### Problem requirements:
Reproduce the whole listing, character for character.

### Collected data:
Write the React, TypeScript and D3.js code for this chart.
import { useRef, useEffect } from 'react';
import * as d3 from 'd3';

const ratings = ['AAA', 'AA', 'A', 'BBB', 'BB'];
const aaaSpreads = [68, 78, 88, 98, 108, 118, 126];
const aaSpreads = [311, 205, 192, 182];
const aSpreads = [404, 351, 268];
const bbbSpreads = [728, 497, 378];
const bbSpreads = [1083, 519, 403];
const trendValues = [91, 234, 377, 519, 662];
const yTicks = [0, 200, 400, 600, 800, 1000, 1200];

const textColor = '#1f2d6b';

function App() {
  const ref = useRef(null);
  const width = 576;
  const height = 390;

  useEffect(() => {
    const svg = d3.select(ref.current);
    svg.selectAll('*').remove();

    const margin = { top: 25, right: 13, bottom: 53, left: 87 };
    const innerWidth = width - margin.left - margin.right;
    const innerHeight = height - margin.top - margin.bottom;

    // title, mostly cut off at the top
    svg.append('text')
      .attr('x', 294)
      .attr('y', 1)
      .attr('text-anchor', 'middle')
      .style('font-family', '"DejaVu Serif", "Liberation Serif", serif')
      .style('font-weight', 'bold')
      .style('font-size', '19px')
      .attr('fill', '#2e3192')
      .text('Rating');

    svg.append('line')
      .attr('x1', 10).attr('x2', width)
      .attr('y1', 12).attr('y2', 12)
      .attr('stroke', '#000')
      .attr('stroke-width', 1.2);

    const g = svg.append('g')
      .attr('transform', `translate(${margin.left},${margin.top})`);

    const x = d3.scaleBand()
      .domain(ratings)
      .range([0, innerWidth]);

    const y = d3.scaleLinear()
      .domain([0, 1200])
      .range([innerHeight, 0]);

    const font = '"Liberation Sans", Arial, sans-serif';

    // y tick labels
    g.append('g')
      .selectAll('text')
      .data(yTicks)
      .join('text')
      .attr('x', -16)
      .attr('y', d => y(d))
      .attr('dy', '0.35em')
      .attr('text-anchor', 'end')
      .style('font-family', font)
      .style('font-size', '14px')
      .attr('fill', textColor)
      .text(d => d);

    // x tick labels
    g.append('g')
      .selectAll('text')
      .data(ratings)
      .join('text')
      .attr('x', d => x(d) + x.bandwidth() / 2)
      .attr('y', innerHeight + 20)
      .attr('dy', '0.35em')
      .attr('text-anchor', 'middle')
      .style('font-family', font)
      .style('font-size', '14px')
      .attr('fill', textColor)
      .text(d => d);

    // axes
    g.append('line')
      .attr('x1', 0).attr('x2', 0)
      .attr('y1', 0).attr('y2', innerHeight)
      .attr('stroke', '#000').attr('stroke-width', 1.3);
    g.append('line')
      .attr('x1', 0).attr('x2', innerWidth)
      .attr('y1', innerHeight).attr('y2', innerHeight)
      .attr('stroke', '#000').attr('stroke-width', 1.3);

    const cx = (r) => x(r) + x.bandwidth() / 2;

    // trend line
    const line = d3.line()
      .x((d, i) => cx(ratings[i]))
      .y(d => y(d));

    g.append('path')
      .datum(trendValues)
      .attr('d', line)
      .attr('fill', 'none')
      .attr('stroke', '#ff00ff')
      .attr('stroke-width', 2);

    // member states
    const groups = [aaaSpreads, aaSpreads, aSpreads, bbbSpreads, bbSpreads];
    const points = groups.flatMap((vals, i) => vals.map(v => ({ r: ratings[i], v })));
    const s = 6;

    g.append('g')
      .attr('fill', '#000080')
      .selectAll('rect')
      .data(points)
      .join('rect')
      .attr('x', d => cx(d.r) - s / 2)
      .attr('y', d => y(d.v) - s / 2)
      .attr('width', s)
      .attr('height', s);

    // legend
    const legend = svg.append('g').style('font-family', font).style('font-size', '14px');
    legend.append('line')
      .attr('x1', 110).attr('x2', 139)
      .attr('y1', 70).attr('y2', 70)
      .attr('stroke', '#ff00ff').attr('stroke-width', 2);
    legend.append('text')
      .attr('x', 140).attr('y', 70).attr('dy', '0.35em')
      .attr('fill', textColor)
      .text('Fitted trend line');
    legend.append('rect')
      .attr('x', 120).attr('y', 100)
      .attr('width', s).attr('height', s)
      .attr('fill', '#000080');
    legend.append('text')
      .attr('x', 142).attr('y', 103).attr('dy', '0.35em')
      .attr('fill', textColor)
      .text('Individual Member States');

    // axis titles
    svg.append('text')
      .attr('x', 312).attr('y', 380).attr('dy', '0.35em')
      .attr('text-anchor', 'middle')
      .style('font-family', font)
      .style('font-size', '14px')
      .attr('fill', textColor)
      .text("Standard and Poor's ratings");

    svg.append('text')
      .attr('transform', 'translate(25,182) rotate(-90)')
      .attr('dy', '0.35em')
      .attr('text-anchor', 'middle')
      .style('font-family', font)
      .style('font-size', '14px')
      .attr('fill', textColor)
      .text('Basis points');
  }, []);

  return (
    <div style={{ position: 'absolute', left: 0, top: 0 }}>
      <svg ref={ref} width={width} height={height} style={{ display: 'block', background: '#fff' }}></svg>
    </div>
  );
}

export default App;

### Response for this exercise:
Write the React, TypeScript and D3.js code for this chart.
import { useRef, useEffect } from 'react';
import * as d3 from 'd3';

const ratings = ['AAA', 'AA', 'A', 'BBB', 'BB'];
const aaaSpreads = [68, 78, 88, 98, 108, 118, 126];
const aaSpreads = [311, 205, 192, 182];
const aSpreads = [404, 351, 268];
const bbbSpreads = [728, 497, 378];
const bbSpreads = [1083, 519, 403];
const trendValues = [91, 234, 377, 519, 662];
const yTicks = [0, 200, 400, 600, 800, 1000, 1200];

const textColor = '#1f2d6b';

function App() {
  const ref = useRef(null);
  const width = 576;
  const height = 390;

  useEffect(() => {
    const svg = d3.select(ref.current);
    svg.selectAll('*').remove();

    const margin = { top: 25, right: 13, bottom: 53, left: 87 };
    const innerWidth = width - margin.left - margin.right;
    const innerHeight = height - margin.top - margin.bottom;

    // title, mostly cut off at the top
    svg.append('text')
      .attr('x', 294)
      .attr('y', 1)
      .attr('text-anchor', 'middle')
      .style('font-family', '"DejaVu Serif", "Liberation Serif", serif')
      .style('font-weight', 'bold')
      .style('font-size', '19px')
      .attr('fill', '#2e3192')
      .text('Rating');

    svg.append('line')
      .attr('x1', 10).attr('x2', width)
      .attr('y1', 12).attr('y2', 12)
      .attr('stroke', '#000')
      .attr('stroke-width', 1.2);

    const g = svg.append('g')
      .attr('transform', `translate(${margin.left},${margin.top})`);

    const x = d3.scaleBand()
      .domain(ratings)
      .range([0, innerWidth]);

    const y = d3.scaleLinear()
      .domain([0, 1200])
      .range([innerHeight, 0]);

    const font = '"Liberation Sans", Arial, sans-serif';

    // y tick labels
    g.append('g')
      .selectAll('text')
      .data(yTicks)
      .join('text')
      .attr('x', -16)
      .attr('y', d => y(d))
      .attr('dy', '0.35em')
      .attr('text-anchor', 'end')
      .style('font-family', font)
      .style('font-size', '14px')
      .attr('fill', textColor)
      .text(d => d);

    // x tick labels
    g.append('g')
      .selectAll('text')
      .data(ratings)
      .join('text')
      .attr('x', d => x(d) + x.bandwidth() / 2)
      .attr('y', innerHeight + 20)
      .attr('dy', '0.35em')
      .attr('text-anchor', 'middle')
      .style('font-family', font)
      .style('font-size', '14px')
      .attr('fill', textColor)
      .text(d => d);

    // axes
    g.append('line')
      .attr('x1', 0).attr('x2', 0)
      .attr('y1', 0).attr('y2', innerHeight)
      .attr('stroke', '#000').attr('stroke-width', 1.3);
    g.append('line')
      .attr('x1', 0).attr('x2', innerWidth)
      .attr('y1', innerHeight).attr('y2', innerHeight)
      .attr('stroke', '#000').attr('stroke-width', 1.3);

    const cx = (r) => x(r) + x.bandwidth() / 2;

    // trend line
    const line = d3.line()
      .x((d, i) => cx(ratings[i]))
      .y(d => y(d));

    g.append('path')
      .datum(trendValues)
      .attr('d', line)
      .attr('fill', 'none')
      .attr('stroke', '#ff00ff')
      .attr('stroke-width', 2);

    // member states
    const groups = [aaaSpreads, aaSpreads, aSpreads, bbbSpreads, bbSpreads];
    const points = groups.flatMap((vals, i) => vals.map(v => ({ r: ratings[i], v })));
    const s = 6;

    g.append('g')
      .attr('fill', '#000080')
      .selectAll('rect')
      .data(points)
      .join('rect')
      .attr('x', d => cx(d.r) - s / 2)
      .attr('y', d => y(d.v) - s / 2)
      .attr('width', s)
      .attr('height', s);

    // legend
    const legend = svg.append('g').style('font-family', font).style('font-size', '14px');
    legend.append('line')
      .attr('x1', 110).attr('x2', 139)
      .attr('y1', 70).attr('y2', 70)
      .attr('stroke', '#ff00ff').attr('stroke-width', 2);
    legend.append('text')
      .attr('x', 140).attr('y', 70).attr('dy', '0.35em')
      .attr('fill', textColor)
      .text('Fitted trend line');
    legend.append('rect')
      .attr('x', 120).attr('y', 100)
      .attr('width', s).attr('height', s)
      .attr('fill', '#000080');
    legend.append('text')
      .attr('x', 142).attr('y', 103).attr('dy', '0.35em')
      .attr('fill', textColor)
      .text('Individual Member States');

    // axis titles
    svg.append('text')
      .attr('x', 312).attr('y', 380).attr('dy', '0.35em')
      .attr('text-anchor', 'middle')
      .style('font-family', font)
      .style('font-size', '14px')
      .attr('fill', textColor)
      .text("Standard and Poor's ratings");

    svg.append('text')
      .attr('transform', 'translate(25,182) rotate(-90)')
      .attr('dy', '0.35em')
      .attr('text-anchor', 'middle')
      .style('font-family', font)
      .style('font-size', '14px')
      .attr('fill', textColor)
      .text('Basis points');
  }, []);

  return (
    <div style={{ position: 'absolute', left: 0, top: 0 }}>
      <svg ref={ref} width={width} height={height} style={{ display: 'block', background: '#fff' }}></svg>
    </div>
  );
}

export default App;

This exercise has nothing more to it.